Joanne was indeed a mainstream Mormon. She was raised in the mainstream Mormon Church. When she and her husband joined a polygamist cult, the mainstream Mormon Church excommunicated them.
But speaking of misleading, the rest of the writer’s comment is not entirely true. It is at best technically true. And as Bill Clinton reminded us, that which is “technically true” can be “designed to mislead.”
NOT ENTIRELY TRUE: “… [in] the LDS/Mormon church ... [the] practice was stopped over 120 years ago …”
FACT: The Mormon Church did not stop polygamy 120 years ago. In 1890, it declared an official end to polygamy, but unofficially looked the other way while allowing the practice to attrit over the next few decades. At the same time, the Mormon Church sent settlers to Mexico, where polygamy was not yet illegal, specifically to continue polygamy on an official basis there. Mitt Romney’s ancestors numbered among the original settlers.
FACT: Mainstream Mormons allow polygamy for widowers. A worthy Mormon widower can remarry and have both wives in heaven; should the second wife die, he can again remarry and have all three; and so forth. It doesn’t go both ways, however. Here and in the hereafter, Mormon women are limited to a grand total of one husband.
FACT: The Mormon Church stands by polygamy as a doctrine and a commandment from God. It defends the practice among early church members, reserving their condemnation of the practice to the here and now. They believe that God reserves the right to reinstate polygamy at any time.
NOT ENTIRELY TRUE: “… a fundamentalist sect [has] absolutely no connection with the mainstream Mormon church.”
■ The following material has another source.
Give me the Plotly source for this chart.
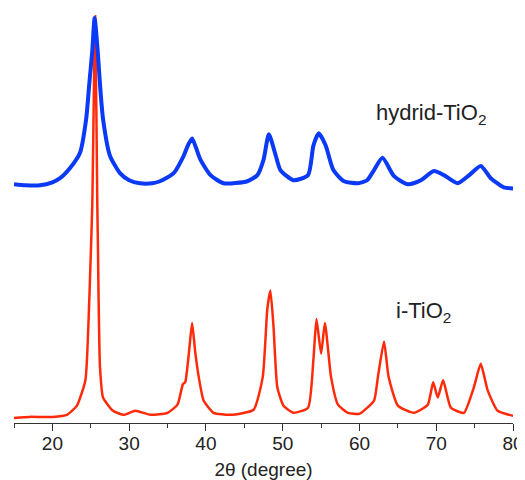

FACT: It would be more accurate to say “… has no official connection.” Fundamentalist Mormon sects and the mainstream Mormon Church could hardly have a stronger doctrinal and historical connection. Mormon Church founder Joseph Smith introduced polygamy the year after the church's organization in 1830. The Mormon Church’s own book of scripture Doctrine and Covenants says that polygamy is a law, and that once it is revealed to you, you must obey it. Fundamentalist Mormon sects purport to have returned to the church’s roots (hence “fundamentalist”). On this one, the facts appear in their favor.
To be fair, the writer is likely more guilty of failing to think critically than of trying to mislead. The writer merely parroted the official stance of the Mormon Church. So ... just who is guilty of deception?